> _GOAL_
Exactly the lines from the line holding "Emit a Python" to the line holding "weeks = np.arange(53) * 7", both lines included, are to be echoed; pictures are not.

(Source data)
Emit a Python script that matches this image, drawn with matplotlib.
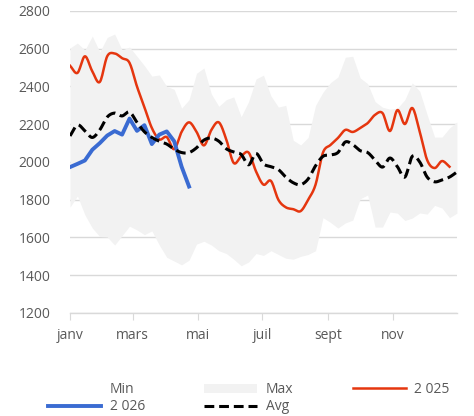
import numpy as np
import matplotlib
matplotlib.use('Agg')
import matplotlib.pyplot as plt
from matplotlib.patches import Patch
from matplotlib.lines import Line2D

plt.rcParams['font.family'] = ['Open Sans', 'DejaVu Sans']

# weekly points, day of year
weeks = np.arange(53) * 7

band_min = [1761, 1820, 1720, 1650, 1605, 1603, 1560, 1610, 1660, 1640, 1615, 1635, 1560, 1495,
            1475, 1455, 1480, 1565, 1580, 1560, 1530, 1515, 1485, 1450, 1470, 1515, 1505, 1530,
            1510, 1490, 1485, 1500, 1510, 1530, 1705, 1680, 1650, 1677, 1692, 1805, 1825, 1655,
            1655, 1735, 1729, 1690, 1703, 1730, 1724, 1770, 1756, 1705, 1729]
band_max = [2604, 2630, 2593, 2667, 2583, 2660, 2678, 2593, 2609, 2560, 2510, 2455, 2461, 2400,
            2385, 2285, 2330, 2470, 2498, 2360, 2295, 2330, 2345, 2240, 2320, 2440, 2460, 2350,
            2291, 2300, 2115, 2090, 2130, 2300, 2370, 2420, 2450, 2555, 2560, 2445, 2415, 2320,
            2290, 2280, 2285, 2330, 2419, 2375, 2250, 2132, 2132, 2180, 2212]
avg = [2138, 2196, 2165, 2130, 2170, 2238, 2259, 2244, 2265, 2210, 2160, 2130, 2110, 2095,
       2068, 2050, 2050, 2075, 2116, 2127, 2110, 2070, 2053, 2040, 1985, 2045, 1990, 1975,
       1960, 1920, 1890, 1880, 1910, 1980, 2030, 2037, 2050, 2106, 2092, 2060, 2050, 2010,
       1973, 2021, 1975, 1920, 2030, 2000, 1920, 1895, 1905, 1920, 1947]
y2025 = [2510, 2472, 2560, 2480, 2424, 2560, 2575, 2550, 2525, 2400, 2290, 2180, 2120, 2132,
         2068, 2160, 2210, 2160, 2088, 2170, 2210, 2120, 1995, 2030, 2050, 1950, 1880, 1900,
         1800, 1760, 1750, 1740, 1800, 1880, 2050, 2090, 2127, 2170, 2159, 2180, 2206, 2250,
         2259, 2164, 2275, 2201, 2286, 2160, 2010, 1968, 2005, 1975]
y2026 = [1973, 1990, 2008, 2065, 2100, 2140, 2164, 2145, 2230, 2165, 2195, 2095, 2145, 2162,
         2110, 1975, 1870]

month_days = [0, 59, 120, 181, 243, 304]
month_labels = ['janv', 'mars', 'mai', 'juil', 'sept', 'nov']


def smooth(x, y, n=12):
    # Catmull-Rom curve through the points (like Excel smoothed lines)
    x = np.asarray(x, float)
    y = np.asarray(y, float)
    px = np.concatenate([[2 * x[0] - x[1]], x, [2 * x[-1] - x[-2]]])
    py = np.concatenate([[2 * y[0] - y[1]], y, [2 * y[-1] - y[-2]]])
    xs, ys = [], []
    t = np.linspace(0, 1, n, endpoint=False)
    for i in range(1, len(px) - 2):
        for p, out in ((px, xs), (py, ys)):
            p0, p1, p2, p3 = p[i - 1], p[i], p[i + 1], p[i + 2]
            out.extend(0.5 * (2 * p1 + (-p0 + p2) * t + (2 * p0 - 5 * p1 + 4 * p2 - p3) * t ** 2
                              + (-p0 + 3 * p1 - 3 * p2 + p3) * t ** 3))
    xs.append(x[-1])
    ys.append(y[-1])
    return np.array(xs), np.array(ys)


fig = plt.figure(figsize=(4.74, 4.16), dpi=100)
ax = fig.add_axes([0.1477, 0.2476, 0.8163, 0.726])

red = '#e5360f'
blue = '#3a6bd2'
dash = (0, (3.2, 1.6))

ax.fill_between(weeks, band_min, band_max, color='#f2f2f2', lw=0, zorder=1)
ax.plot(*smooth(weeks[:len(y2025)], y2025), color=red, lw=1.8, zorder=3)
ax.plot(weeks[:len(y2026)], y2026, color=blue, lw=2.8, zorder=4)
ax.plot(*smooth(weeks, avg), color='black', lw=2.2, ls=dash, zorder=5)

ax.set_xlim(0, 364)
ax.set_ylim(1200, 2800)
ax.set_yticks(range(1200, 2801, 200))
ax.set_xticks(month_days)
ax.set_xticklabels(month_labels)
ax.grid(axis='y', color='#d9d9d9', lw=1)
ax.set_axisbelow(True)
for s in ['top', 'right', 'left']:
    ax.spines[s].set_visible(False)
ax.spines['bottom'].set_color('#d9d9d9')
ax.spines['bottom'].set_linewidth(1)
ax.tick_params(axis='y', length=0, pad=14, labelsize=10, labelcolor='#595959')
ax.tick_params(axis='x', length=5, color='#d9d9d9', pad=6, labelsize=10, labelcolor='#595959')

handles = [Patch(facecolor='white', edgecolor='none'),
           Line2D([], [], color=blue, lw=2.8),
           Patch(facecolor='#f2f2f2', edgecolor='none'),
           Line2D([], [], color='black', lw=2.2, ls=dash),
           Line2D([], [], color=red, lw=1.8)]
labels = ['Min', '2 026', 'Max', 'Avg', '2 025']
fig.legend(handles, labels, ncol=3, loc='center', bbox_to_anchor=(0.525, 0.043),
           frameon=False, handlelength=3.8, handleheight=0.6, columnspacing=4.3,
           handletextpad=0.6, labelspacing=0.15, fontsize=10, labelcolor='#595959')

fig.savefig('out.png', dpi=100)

...

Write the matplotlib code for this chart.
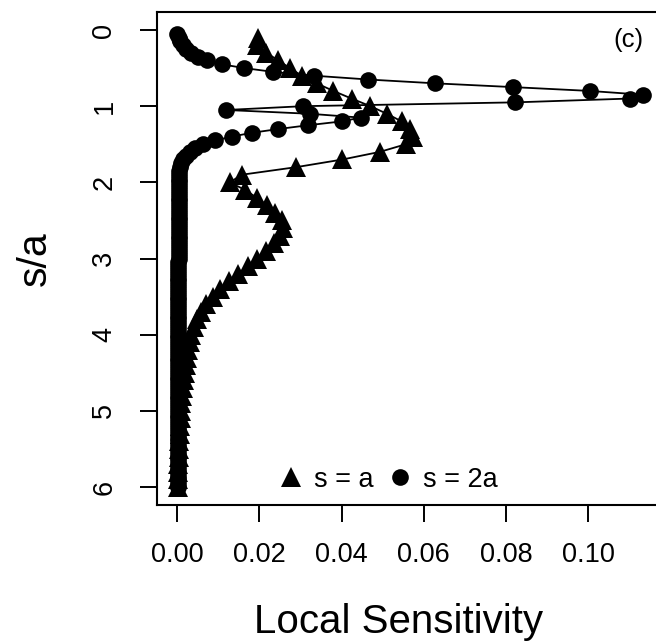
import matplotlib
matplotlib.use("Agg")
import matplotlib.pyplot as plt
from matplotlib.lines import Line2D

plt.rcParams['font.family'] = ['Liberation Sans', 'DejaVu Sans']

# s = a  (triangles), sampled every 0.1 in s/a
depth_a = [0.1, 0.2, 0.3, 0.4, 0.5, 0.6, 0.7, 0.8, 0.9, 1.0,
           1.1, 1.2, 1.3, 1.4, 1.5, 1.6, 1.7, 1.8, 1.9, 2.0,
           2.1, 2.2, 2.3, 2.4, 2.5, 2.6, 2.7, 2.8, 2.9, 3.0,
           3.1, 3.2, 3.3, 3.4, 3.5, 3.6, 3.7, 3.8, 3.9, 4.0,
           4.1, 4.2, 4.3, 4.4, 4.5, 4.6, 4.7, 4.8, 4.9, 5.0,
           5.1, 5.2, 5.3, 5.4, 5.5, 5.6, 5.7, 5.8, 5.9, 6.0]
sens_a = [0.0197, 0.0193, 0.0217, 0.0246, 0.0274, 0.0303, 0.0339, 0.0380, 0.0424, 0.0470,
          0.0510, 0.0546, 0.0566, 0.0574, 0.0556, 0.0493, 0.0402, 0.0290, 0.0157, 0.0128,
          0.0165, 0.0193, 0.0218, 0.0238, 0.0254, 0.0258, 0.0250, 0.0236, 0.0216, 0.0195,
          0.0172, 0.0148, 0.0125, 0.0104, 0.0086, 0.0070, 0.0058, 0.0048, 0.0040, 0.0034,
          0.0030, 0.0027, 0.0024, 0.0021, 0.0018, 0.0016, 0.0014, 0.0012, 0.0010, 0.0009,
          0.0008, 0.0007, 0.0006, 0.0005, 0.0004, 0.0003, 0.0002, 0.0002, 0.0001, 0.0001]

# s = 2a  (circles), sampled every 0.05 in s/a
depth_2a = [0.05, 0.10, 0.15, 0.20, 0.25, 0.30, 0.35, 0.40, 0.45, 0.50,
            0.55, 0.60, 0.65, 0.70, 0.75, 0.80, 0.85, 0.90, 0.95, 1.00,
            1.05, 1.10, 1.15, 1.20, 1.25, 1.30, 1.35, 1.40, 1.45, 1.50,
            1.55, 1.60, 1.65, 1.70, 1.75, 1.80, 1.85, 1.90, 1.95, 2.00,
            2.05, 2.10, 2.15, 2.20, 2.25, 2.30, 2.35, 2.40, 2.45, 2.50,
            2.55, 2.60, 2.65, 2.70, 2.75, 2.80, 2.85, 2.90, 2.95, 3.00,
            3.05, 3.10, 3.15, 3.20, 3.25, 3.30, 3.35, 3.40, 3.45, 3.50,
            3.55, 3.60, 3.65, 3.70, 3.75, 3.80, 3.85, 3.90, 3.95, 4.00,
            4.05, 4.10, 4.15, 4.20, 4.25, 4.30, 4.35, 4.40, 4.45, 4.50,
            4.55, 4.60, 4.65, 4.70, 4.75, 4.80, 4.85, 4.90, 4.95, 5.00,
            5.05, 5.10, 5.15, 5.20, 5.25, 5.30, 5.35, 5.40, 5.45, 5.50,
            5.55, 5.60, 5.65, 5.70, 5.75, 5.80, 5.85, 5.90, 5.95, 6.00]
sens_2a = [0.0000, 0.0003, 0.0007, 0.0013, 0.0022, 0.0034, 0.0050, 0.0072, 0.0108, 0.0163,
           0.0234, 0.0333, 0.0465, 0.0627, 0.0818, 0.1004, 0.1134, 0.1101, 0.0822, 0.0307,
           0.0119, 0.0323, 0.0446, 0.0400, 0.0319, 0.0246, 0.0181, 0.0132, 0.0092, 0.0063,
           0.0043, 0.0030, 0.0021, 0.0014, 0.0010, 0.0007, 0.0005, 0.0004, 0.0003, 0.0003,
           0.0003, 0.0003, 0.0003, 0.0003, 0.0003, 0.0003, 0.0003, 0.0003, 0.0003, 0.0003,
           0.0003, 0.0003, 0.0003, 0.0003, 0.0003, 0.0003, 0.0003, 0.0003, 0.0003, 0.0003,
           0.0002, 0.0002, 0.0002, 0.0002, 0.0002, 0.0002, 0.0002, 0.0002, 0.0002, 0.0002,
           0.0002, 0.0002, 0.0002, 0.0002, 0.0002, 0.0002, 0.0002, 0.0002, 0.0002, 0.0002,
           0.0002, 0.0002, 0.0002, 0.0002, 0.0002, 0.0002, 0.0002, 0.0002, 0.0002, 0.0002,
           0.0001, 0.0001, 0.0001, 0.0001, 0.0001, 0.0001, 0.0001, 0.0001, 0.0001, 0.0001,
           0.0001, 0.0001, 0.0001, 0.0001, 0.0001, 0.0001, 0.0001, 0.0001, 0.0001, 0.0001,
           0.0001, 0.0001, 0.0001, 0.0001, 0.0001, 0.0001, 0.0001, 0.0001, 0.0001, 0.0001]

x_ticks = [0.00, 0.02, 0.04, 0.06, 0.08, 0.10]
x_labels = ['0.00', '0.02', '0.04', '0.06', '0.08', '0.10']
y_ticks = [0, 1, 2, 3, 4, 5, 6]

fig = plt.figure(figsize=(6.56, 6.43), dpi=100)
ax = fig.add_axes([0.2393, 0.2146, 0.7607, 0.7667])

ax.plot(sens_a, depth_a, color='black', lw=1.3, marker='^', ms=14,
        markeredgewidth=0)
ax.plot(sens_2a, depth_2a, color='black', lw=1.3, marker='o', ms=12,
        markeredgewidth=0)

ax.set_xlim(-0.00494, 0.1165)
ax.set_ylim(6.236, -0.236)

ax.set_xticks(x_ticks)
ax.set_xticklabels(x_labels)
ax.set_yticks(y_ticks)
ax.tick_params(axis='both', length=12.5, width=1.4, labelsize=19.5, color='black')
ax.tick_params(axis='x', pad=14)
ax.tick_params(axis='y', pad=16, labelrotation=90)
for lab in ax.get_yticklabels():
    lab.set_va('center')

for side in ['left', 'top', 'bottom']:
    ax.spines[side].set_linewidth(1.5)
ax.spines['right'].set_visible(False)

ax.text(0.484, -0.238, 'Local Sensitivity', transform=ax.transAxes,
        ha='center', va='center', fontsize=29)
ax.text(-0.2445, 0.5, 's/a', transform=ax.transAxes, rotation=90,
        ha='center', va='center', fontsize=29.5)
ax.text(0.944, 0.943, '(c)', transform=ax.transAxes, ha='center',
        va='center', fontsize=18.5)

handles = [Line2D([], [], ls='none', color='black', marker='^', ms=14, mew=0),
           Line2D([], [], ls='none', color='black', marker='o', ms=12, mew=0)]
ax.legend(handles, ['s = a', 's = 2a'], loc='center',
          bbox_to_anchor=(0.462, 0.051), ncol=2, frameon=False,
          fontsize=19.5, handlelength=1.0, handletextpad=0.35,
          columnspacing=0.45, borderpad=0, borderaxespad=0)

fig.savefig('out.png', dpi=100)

> _THE RESPONSE_
Emit a Python script that matches this image, drawn with matplotlib.
import numpy as np
import matplotlib
matplotlib.use('Agg')
import matplotlib.pyplot as plt
from matplotlib.patches import Patch
from matplotlib.lines import Line2D

plt.rcParams['font.family'] = ['Open Sans', 'DejaVu Sans']

# weekly points, day of year
weeks = np.arange(53) * 7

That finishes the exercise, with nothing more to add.